Los sanatorios encantados del Guadarrama

Los sanatorios de la Sierra de Guadarrama cuentan con una larga tradición de historias sobre internos que murieron allí

`De leyenda´
Por Rosa Alonso

El Sanatorio del Ángel, Hospital Hispano o el de La Tablada son sólo algunos de los centros especiales que durante el siglo XIX poblaron la Sierra de Guadarrama. En ellos, cientos de enfermos de tuberculosis, silicosis y enfermedades como el SIDA, no diagnosticadas hasta mucho tiempo después, convivieron con aquellos que perecían en extrañas circunstancias o preferían la llamada de la muerte a una vida miserable llena de dolor.

Primeros síntomas

Había contraído tuberculosis al cumplir cinco años. Una mañana amaneció empapada en sudor a causa de una fiebre altísima y comenzó a toser. Los vecinos de la casa familiar no tardaron en enterarse, ya que en palabras de su madre “algo peor que la peste había entrado por la puerta”. El dinero de su padre ayudó a que por su habitación pasaran los mejores médicos de la ciudad y alguno llegado del extranjero. Todos coincidieron en que no había sanación posible más que trasladarla a un lugar situado a gran altitud. Creían que así la sangre llegaría mejor a los pulmones y éstos sanarían por sí solos con el paso de los meses.

La llevaron a un hospital para que se curara lejos de Madrid, a las montañas. El médico de mayor alcurnia, que la atendió en primer lugar, anunció que “sólo el aire fresco sanaría sus males”. Su padre no permitió que se llevara su ropa ni sus fotos y sólo pudo agarrar, en el último momento, su viejo muñeco de trapo, que llegó sin brazo izquierdo y con el vestido hecho harapos.

El viaje hasta el que sería su nuevo hogar fue placentero, pues, por primera vez, pudo ver de cerca ovejas, vacas y caballos, que pastaban tranquilamente cerca de los árboles. Le hubiera gustado poder tocarlos, aunque fuera sólo una vez. Al llegar a la habitación, lo primero que hizo fue abrir la ventana y disfrutar de las colinas y montañas que se le antojaban muy altas.

Entre cuatro paredes

No estuvo mucho tiempo ingresada en el hospital aunque durante su estancia los días se le hacían eternos; los gritos de los demás pacientes, las súplicas a las enfermeras no escuchadas y la insoportable espera entre medicinas acabaron con su cordura. Al final, cuando ya no tenía fuerzas, aceptó la oscuridad que venía a visitarla prácticamente a cada instante.

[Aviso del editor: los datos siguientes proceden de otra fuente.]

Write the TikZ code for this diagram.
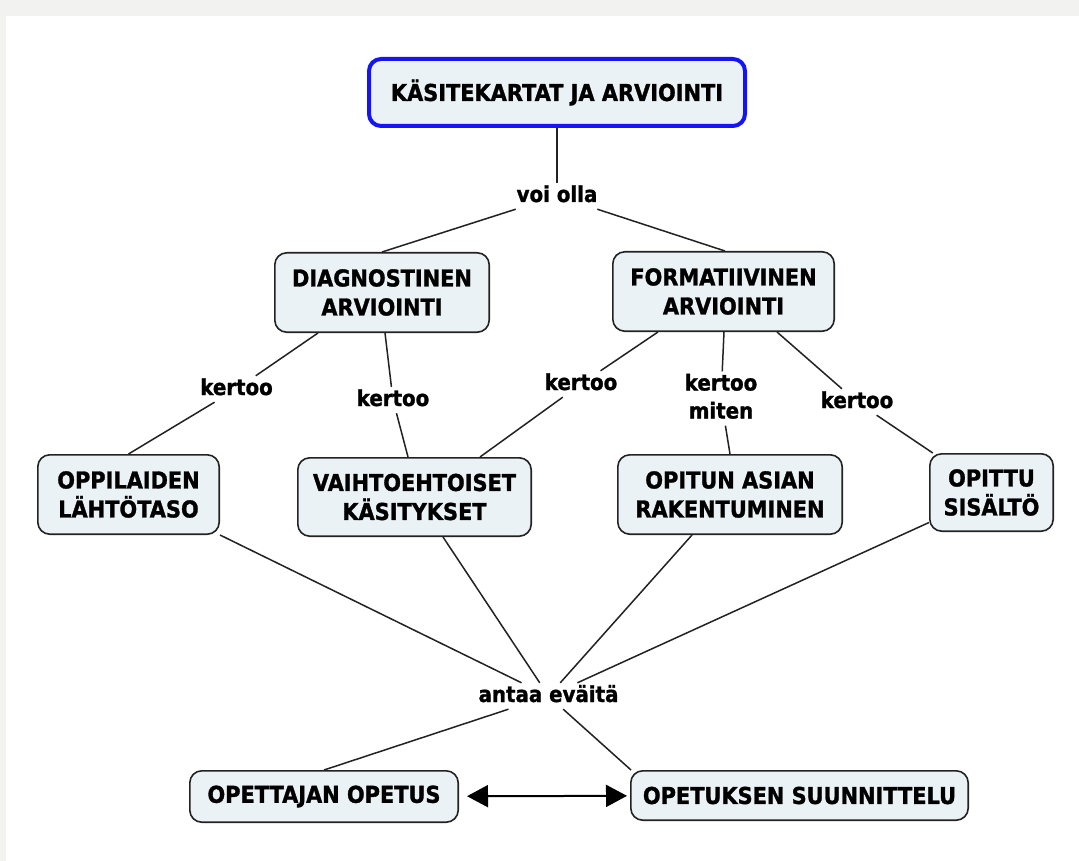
\documentclass[tikz,border=0pt]{standalone}
\usepackage{fontspec}
\newfontfamily\cf{DejaVu Sans}[FakeStretch=0.9, BoldFeatures={FakeBold=1.3}]
\usetikzlibrary{arrows.meta}
\definecolor{bggray}{HTML}{F2F2F0}
\definecolor{nodefill}{HTML}{EBF2F5}
\definecolor{nodeline}{HTML}{222222}
\definecolor{topblue}{HTML}{1414F5}
\tikzset{
  cnode/.style={draw=nodeline, line width=1.6pt, fill=nodefill, rounded corners=12pt,
    align=center, inner sep=0pt, text=black,
    font=\cf\bfseries\fontsize{23.2}{29}\selectfont},
  topnode/.style={cnode, draw=topblue, line width=4pt},
  lbl/.style={inner sep=3pt, align=center, text height=16pt, text depth=4pt,
    font=\cf\bfseries\fontsize{22}{28}\selectfont},
  conn/.style={draw=nodeline, line width=1.5pt},
}
\begin{document}
\begin{tikzpicture}[x=1pt,y=-1pt]
\useasboundingbox (0,0) rectangle (1079,861);
\fill[bggray] (0,0) rectangle (1079,861);
\fill[white] (6,16) rectangle (1079,861);

% concept nodes
\node[topnode, minimum width=376pt, minimum height=67pt] (top) at (557,92.5) {KÄSITEKARTAT JA ARVIOINTI};
\node[cnode, minimum width=214.4pt, minimum height=79.4pt] (diag) at (382,292.5) {DIAGNOSTINEN\\ARVIOINTI};
\node[cnode, minimum width=221.4pt, minimum height=79.4pt] (form) at (723.5,291.5) {FORMATIIVINEN\\ARVIOINTI};
\node[cnode, minimum width=181.4pt, minimum height=79.4pt] (opp) at (128.5,494.5) {OPPILAIDEN\\LÄHTÖTASO};
\node[cnode, minimum width=233.4pt, minimum height=78.4pt] (vaih) at (414.5,497) {VAIHTOEHTOISET\\KÄSITYKSET};
\node[cnode, minimum width=224.4pt, minimum height=79.4pt] (opit) at (730,494.5) {OPITUN ASIAN\\RAKENTUMINEN};
\node[cnode, minimum width=123.4pt, minimum height=77.4pt] (sis) at (991.5,492.5) {OPITTU\\SISÄLTÖ};
\node[cnode, minimum width=268.4pt, minimum height=51.4pt] (opet) at (324,796.5) {OPETTAJAN OPETUS};
\node[cnode, minimum width=337.4pt, minimum height=49.4pt] (suun) at (799.5,795.5) {OPETUKSEN SUUNNITTELU};

% linking labels
\node[lbl] (voi) at (557,196) {voi olla};
\node[lbl] (k1) at (236.5,389) {kertoo};
\node[lbl] (k2) at (393,400) {kertoo};
\node[lbl] (k3) at (581,384) {kertoo};
\node[lbl, text height=44pt] (km) at (721,398.5) {kertoo\\miten};
\node[lbl] (k5) at (857,402) {kertoo};
\node[lbl] (ant) at (548.5,696) {antaa eväitä};

% connectors
\draw[conn] (top.south) -- (voi);
\draw[conn] (voi) -- (diag.north);
\draw[conn] (voi) -- ([xshift=1.5pt]form.north);

\draw[conn] ([xshift=-64pt]diag.south) -- (k1);
\draw[conn] (k1) -- (opp.north);
\draw[conn] ([xshift=3pt]diag.south) -- (k2);
\draw[conn] (k2) -- ([xshift=-6.5pt]vaih.north);

\draw[conn] ([xshift=-65.5pt]form.south) -- (k3);
\draw[conn] (k3) -- ([xshift=65.5pt]vaih.north);
\draw[conn] ([xshift=0.5pt]form.south) -- (km);
\draw[conn] (km) -- (opit.north);
\draw[conn] ([xshift=53.5pt]form.south) -- (k5);
\draw[conn] (k5) -- (sis);

\draw[conn] (opp.south east) -- (ant);
\draw[conn] ([xshift=28.5pt]vaih.south) -- (ant);
\draw[conn] ([xshift=-38pt]opit.south) -- (ant);
\draw[conn] ([yshift=-30pt]sis.west) -- (ant);

\draw[conn] (ant) -- (opet.north);
\draw[conn] (ant) -- ([xshift=1pt]suun.north west);

\draw[conn, draw=black, line width=2pt, {Triangle[length=21pt,width=22pt]}-{Triangle[length=21pt,width=22pt]},
  shorten <=8pt, shorten >=3pt] (opet) -- (suun);
\end{tikzpicture}
\end{document}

Sucedió muy rápido. Simplemente, ya no hubo más luz, sólo sombras. Cuando abrió los ojos volvió a encontrarse en su habitación pero, esta vez, podía levantarse y recorrer libremente todas las habitaciones. La fiebre había cesado y la tos no la importunaría más. Por fin, no tenía ni correas que la retuvieran, ni cuerpo que le atara al suelo.